Every business that operates in California features slightly different practices regarding the compensation and motivation of employees. The pay and benefits offered by a company, as well as the culture of the organization, can play a major role in what kind of talent the company attracts.
Pay standards are important for those who work to support themselves and their families. Many workers receive an hourly wage in California, and others receive pay on a salary basis. In some cases, workers accept daily pay arrangements. Typically, daily pay arrangements seem simple and fair. However, the actual hourly wage that someone technically earns as a daily worker can end up dropping below minimum wage in some cases if they put in too much overtime.

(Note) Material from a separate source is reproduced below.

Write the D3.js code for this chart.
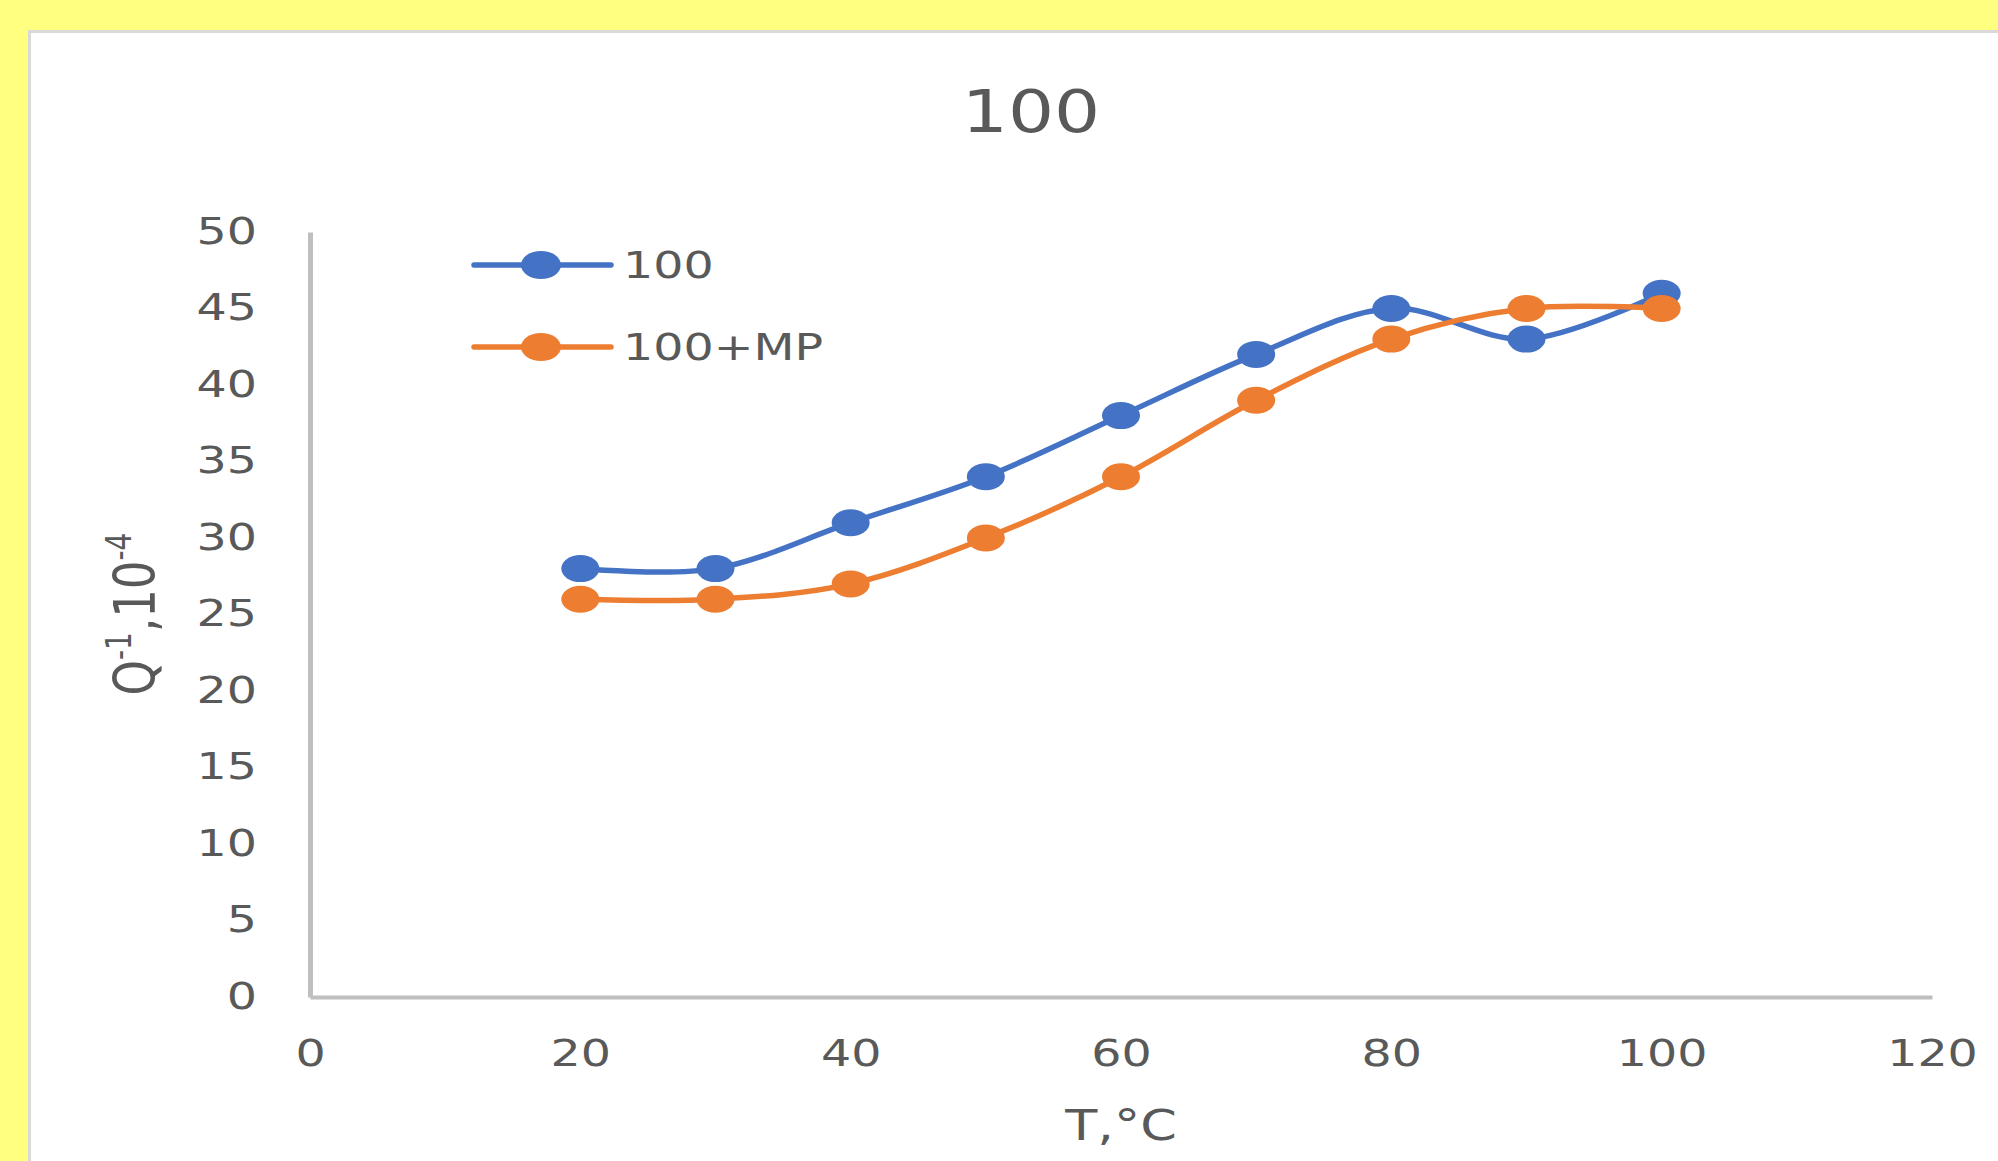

Daily workers often put in a large amount of overtime without any extra compensation. Recently, the Supreme Court has clarified the overtime wage rights of workers who receive their pay on a daily basis, and that ruling might lead to new wage claims by some employees in a variety of industries.
What did the Supreme Court determine?
Workers paid on a daily basis, like those paid hourly, are typically eligible for overtime pay. Companies cannot force them to work incredibly long shifts every day without adding additional compensation in most cases.
In a case that involved a highly-skilled worker paid far more than minimum wage, the Supreme Court ruled that the workers should have received overtime pay for extra time worked, as their income was dependent on how much work they performed as opposed to having a guaranteed level of income regardless of ours worked as is the case with overtime exempt salaries.
Workers paid on a daily basis should therefore receive overtime compensation when they work long shifts and put in more than 40 hours in a single work week. Those who have long worked for a daily wage but have never received overtime pay despite putting in 50 hours or more in the average week may have grounds to negotiate for compensation with their employer or possibly pursue a claim in civil court.
Tracking and making sense of important updates to California and federal employment laws can help workers understand when they make it have grounds to pursue a wage claim with the assistance of a legal professional.